El sobreproteccionismo que vivimos desde hace algún tiempo está creando una sociedad boba e irresponsable. A las pruebas me remito: adolescentes de viaje de fin de curso en pandemia; contagios masivos -como era de esperar- e indignación por parte de los jóvenes y sus padres.

Padres y madres que han pagado ese viaje y han dado una palmadita en la espalda a sus amados retoños, mientras estos se lanzaban al bebercio y al Covid. ¿Qué esperaban? ¿Qué fueran responsables y se quedaran durmiendo cada uno en su habitación de hotel, guardando las distancias y con mascarilla? ¿Un guardia de seguridad en cada puerta, como si no se pudiese saltar por las terrazas, de habitación en habitación?

Por regla general, las personas no desarrollamos el lóbulo frontal del cerebro hasta los 21 años, es decir, que controlar impulsos y medir las consecuencias de nuestros actos antes de esta edad es como pedirle peras al olmo, aunque sí reconozcamos claramente lo que es justo y lo que está bien o mal. Por eso los adultos somos los que debemos poner freno a según qué cosas: así se enseña a recapacitar; se aprende y se gestiona.

Sin embargo, aquí no hay aprendizaje posible ya que en lugar de aceptar la equivocación, se tiran balones fuera y se piden responsabilidades -en este caso- al Gobierno balear. Porque claro, los niños -pobrecitos- tienen derecho a pasarlo bien. Pues no, no lo tienen mientras sea saltándose la normativa pandémica, como el resto de la población. Y no se puede -ni se debe- poner un policía por cada persona: para eso están los progenitores. Para decir NO cuando tu pollo, repleto de hormonas, propone un plan que sabes -porque lo sabes- se va a ir de las manos.

Mala suerte, chavales, lo siento, os ha tocado. Ya os iréis de viaje, botellón y discoteca cuando se pueda.

Qué va a ocurrir con una sociedad en la que sus miembros creen que tienen derecho a todo por el simple hecho de desearlo. Da miedo.

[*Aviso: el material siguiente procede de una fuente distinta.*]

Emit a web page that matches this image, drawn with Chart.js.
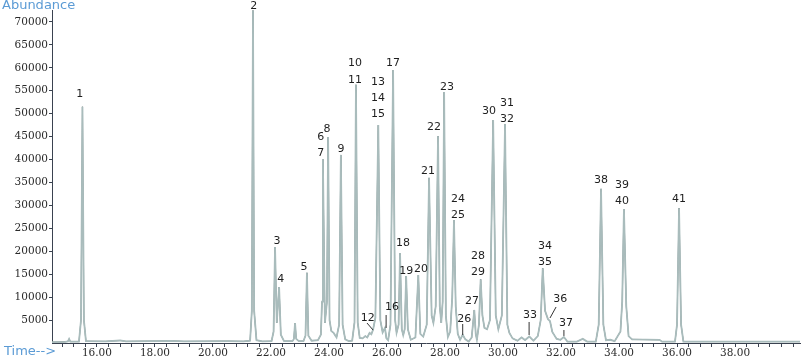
<!DOCTYPE html>
<html>
<head>
<meta charset="utf-8">
<title>Chromatogram</title>
<script src="https://cdn.jsdelivr.net/npm/chart.js@4.4.1/dist/chart.umd.min.js"></script>
<style>
  html, body { margin: 0; padding: 0; background: #fff; }
  #chrom { display: block; }
</style>
</head>
<body>
<canvas id="chrom" width="803" height="358"></canvas>
<script>
// retention time (min) and abundance of the trace
const traceTime = [
  14.45, 14.90, 15.00, 15.04, 15.08, 15.38, 15.45, 15.50, 15.55, 15.62,
  16.30, 16.80, 17.00, 18.60, 19.00, 20.50, 21.05,
  21.28, 21.34, 21.38, 21.42, 21.50, 21.70,
  22.02, 22.09, 22.14, 22.20, 22.28, 22.34, 22.45,
  22.74, 22.79, 22.83, 22.87, 22.96,
  23.12, 23.19, 23.24, 23.29, 23.40,
  23.62, 23.72, 23.76, 23.79, 23.86, 23.93, 23.97, 24.02, 24.08, 24.16,
  24.26, 24.35, 24.41, 24.47, 24.56, 24.68,
  24.80, 24.88, 24.93, 24.99, 25.06,
  25.16, 25.25, 25.32, 25.40, 25.46, 25.52, 25.60, 25.70, 25.77,
  25.85, 25.93, 25.98, 26.04, 26.12, 26.21, 26.28, 26.33,
  26.40, 26.45, 26.51, 26.56, 26.61, 26.66, 26.72, 26.82,
  26.98, 27.08, 27.15, 27.25,
  27.37, 27.45, 27.54, 27.60, 27.68, 27.76, 27.82, 27.87, 27.92, 27.97, 28.03, 28.10,
  28.18, 28.25, 28.31, 28.37, 28.44, 28.52, 28.61, 28.70, 28.82,
  28.92, 29.01, 29.06, 29.10, 29.17, 29.23, 29.29, 29.36, 29.45,
  29.55, 29.66, 29.75, 29.84, 29.96, 30.07, 30.15, 30.22, 30.33,
  30.50, 30.64, 30.76, 30.91, 31.05,
  31.20, 31.30, 31.37, 31.45, 31.55, 31.62, 31.70, 31.85, 31.98, 32.10, 32.22,
  32.55, 32.75, 32.90,
  33.20, 33.30, 33.38, 33.46, 33.55, 33.70, 33.85,
  34.05, 34.11, 34.17, 34.25, 34.33, 34.45, 35.40, 35.48,
  35.93, 36.00, 36.07, 36.14, 36.22, 38.50, 40.24
];
const traceAbund = [
  200, 250, 350, 900, 300, 300, 5000, 51500, 5000, 400,
  350, 550, 350, 450, 350, 400, 350,
  500, 7000, 72500, 7000, 600, 350,
  400, 2500, 20900, 4400, 12200, 1800, 400,
  400, 900, 4350, 900, 400,
  400, 1600, 15300, 1600, 500,
  600, 1800, 9000, 40100, 4400, 9000, 44900, 5000, 2600, 2200,
  1200, 4000, 41000, 4000, 800, 400,
  500, 4500, 56300, 4500, 1100,
  1000, 1500, 1200, 2200, 1900, 2900, 5500, 47500, 5000,
  2300, 3300, 1000, 600, 4000, 59500, 5000, 2200,
  4000, 19600, 3000, 1700, 3000, 14600, 3000, 700,
  1200, 14800, 2000, 1400,
  4000, 36000, 6000, 4400, 8000, 45100, 8000, 4400, 9000, 54700, 6000, 1300,
  2500, 10000, 26800, 8000, 2000, 700, 1800, 800, 300,
  1200, 7200, 2000, 700, 4000, 13900, 6000, 3300, 3000,
  5000, 48600, 6000, 3000, 6000, 47750, 4000, 2200, 1000,
  500, 1200, 650, 1400, 500,
  1500, 5000, 16300, 7000, 5200, 4800, 2400, 900, 700, 1300, 300,
  300, 900, 300,
  300, 4000, 33600, 4000, 600, 700, 400,
  2500, 9000, 29200, 8000, 1500, 800, 700, 300,
  300, 4000, 29400, 4000, 300, 300, 300
];

// peak numbers and where their labels sit (time, abundance)
const peakLabels = ['1','2','3','4','5','6','7','8','9','10','11','12','13','14','15','16','17','18','19','20',
  '21','22','23','24','25','26','27','28','29','30','31','32','33','34','35','36','37','38','39','40','41'];
const labelTime = [15.41, 21.41, 22.21, 22.34, 23.14, 23.72, 23.72, 23.93, 24.41, 24.90, 24.90, 25.34, 25.69, 25.69, 25.69,
  26.17, 26.21, 26.55, 26.66, 27.17, 27.41, 27.62, 28.07, 28.45, 28.45, 28.66, 28.93, 29.14, 29.14, 29.52,
  30.14, 30.14, 30.93, 31.45, 31.45, 31.97, 32.17, 33.38, 34.10, 34.10, 36.07];
const labelAbund = [54300, 73470, 22240, 13950, 16570, 44910, 41420, 46650, 42290, 61040, 57330, 5450, 56900, 53410, 49920,
  7850, 61040, 21800, 15700, 16130, 37500, 47090, 55810, 31390, 27900, 5230, 9160, 18970, 15480, 50580,
  52320, 48830, 6100, 21150, 17660, 9590, 4360, 35530, 34440, 30960, 31390];

// leader lines from small labels to their peaks: [t1, a1, t2, a2]
const leaders = [
  [25.31, 4360, 25.52, 2830],
  [25.97, 6100, 25.97, 3270],
  [28.61, 4140, 28.61, 1740],
  [30.90, 4580, 30.90, 1740],
  [31.83, 7850, 31.62, 5450],
  [32.10, 2830, 32.10, 1530]
];

const xTickLabels = ['16.00','18.00','20.00','22.00','24.00','26.00','28.00','30.00','32.00','34.00','36.00','38.00'];
const yTickValues = [5000, 10000, 15000, 20000, 25000, 30000, 35000, 40000, 45000, 50000, 55000, 60000, 65000, 70000];

const points = traceTime.map((t, i) => ({ x: t, y: traceAbund[i] }));

const labelPlugin = {
  id: 'peakLabels',
  afterDatasetsDraw(chart) {
    const { ctx, scales: { x, y } } = chart;
    ctx.save();
    ctx.font = '11px "DejaVu Sans"';
    ctx.fillStyle = '#1e1e1e';
    ctx.textAlign = 'center';
    ctx.textBaseline = 'middle';
    peakLabels.forEach((txt, i) => {
      ctx.fillText(txt, x.getPixelForValue(labelTime[i]), y.getPixelForValue(labelAbund[i]));
    });
    ctx.strokeStyle = '#333';
    ctx.lineWidth = 1;
    leaders.forEach(l => {
      ctx.beginPath();
      ctx.moveTo(x.getPixelForValue(l[0]), y.getPixelForValue(l[1]));
      ctx.lineTo(x.getPixelForValue(l[2]), y.getPixelForValue(l[3]));
      ctx.stroke();
    });
    ctx.restore();
  },
  afterDraw(chart) {
    const ctx = chart.ctx;
    ctx.save();
    ctx.font = '13px "DejaVu Sans"';
    ctx.fillStyle = '#5b9bd5';
    ctx.textBaseline = 'middle';
    ctx.textAlign = 'left';
    ctx.fillText('Abundance', 2, 6);
    ctx.fillText('Time-->', 4, 352);
    ctx.restore();
  }
};

new Chart(document.getElementById('chrom'), {
  type: 'line',
  data: {
    datasets: [
      {
        data: points,
        borderColor: '#a9bcbc',
        borderWidth: 1.8,
        pointRadius: 0,
        tension: 0,
        fill: false
      },
      {
        data: points,
        borderColor: '#4a5757',
        borderWidth: 0.9,
        pointRadius: 0,
        tension: 0,
        fill: false
      }
    ]
  },
  options: {
    responsive: false,
    animation: false,
    devicePixelRatio: 1,
    layout: { padding: { top: 10, right: 3, left: 0, bottom: 0 } },
    plugins: {
      legend: { display: false },
      tooltip: { enabled: false }
    },
    scales: {
      x: {
        type: 'linear',
        min: 14.45,
        max: 40.24,
        afterFit: s => { s.height = 15; },
        afterBuildTicks: s => {
          const ticks = [];
          for (let k = 37; k <= 100; k++) ticks.push({ value: k * 0.4 });
          s.ticks = ticks;
        },
        border: { display: true, color: '#3a4250', width: 1 },
        grid: { drawOnChartArea: false, drawTicks: true, tickLength: 4, color: '#3a4250' },
        ticks: {
          autoSkip: false,
          maxRotation: 0,
          padding: 0,
          color: '#2a2a2a',
          font: { family: 'DejaVu Serif', size: 10.5 },
          callback: v => {
            const lab = xTickLabels.find(s => Math.abs(parseFloat(s) - v) < 1e-6);
            return lab || '';
          }
        }
      },
      y: {
        min: 0,
        max: 72600,
        afterFit: s => { s.width = 52; },
        afterBuildTicks: s => { s.ticks = yTickValues.map(v => ({ value: v })); },
        border: { display: true, color: '#3a4250', width: 1 },
        grid: { drawOnChartArea: false, drawTicks: true, tickLength: 3, color: '#3a4250' },
        ticks: {
          padding: 1,
          color: '#2a2a2a',
          font: { family: 'DejaVu Serif', size: 10.5 },
          callback: v => String(v)
        }
      }
    }
  },
  plugins: [labelPlugin]
});
</script>
</body>
</html>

¿Educados? en el triunfo y acierto eternos, no vayan a coger un trauma: que no repita curso, quiere estar con sus amigos; tiene derecho a irse a una discoteca con los demás sin mascarilla, en pandemia; le compro un móvil con diez años y encima no vigilo lo que hace con él, porque tiene derecho a su intimidad; pregunto en el grupo de whatsup lo que tiene que hacer de tarea, para que no tenga ni el menor resquicio de responsabilidad, que es un coñazo. Como si la vida les fuese a tratar entre algodones porque son especiales. Más especiales que el resto de la Humanidad que ha poblado la Tierra hasta ahora.

Ojalá fuera así, pero todos sabemos -o deberíamos- que no.

Barrunto hostia generacional que, por desgracia, nos afectará a todos, hayamos contribuido a ella o no. Cuando papá y mamá no estén; cuando el dinero no alcance ni para un paquete de pipas; cuando el esfuerzo -y no el deseo- sea lo único que puedas hacer para intentar que tus sueños se hagan realidad; cuando a pesar de intentarlo mucho, no salga. Cuando tengas que meter las manos en el fuego a sacar las castañas, si es que las quieres. Si no, no te preocupes, el mundo seguirá girando.

Qué baño sin hacer pie de realidad. Cuántos ahogamientos preveo en un vaso de agua, mientras me avergüenzo viéndolos pedir libertad desde los balcones de un hotel. Pobrecitos.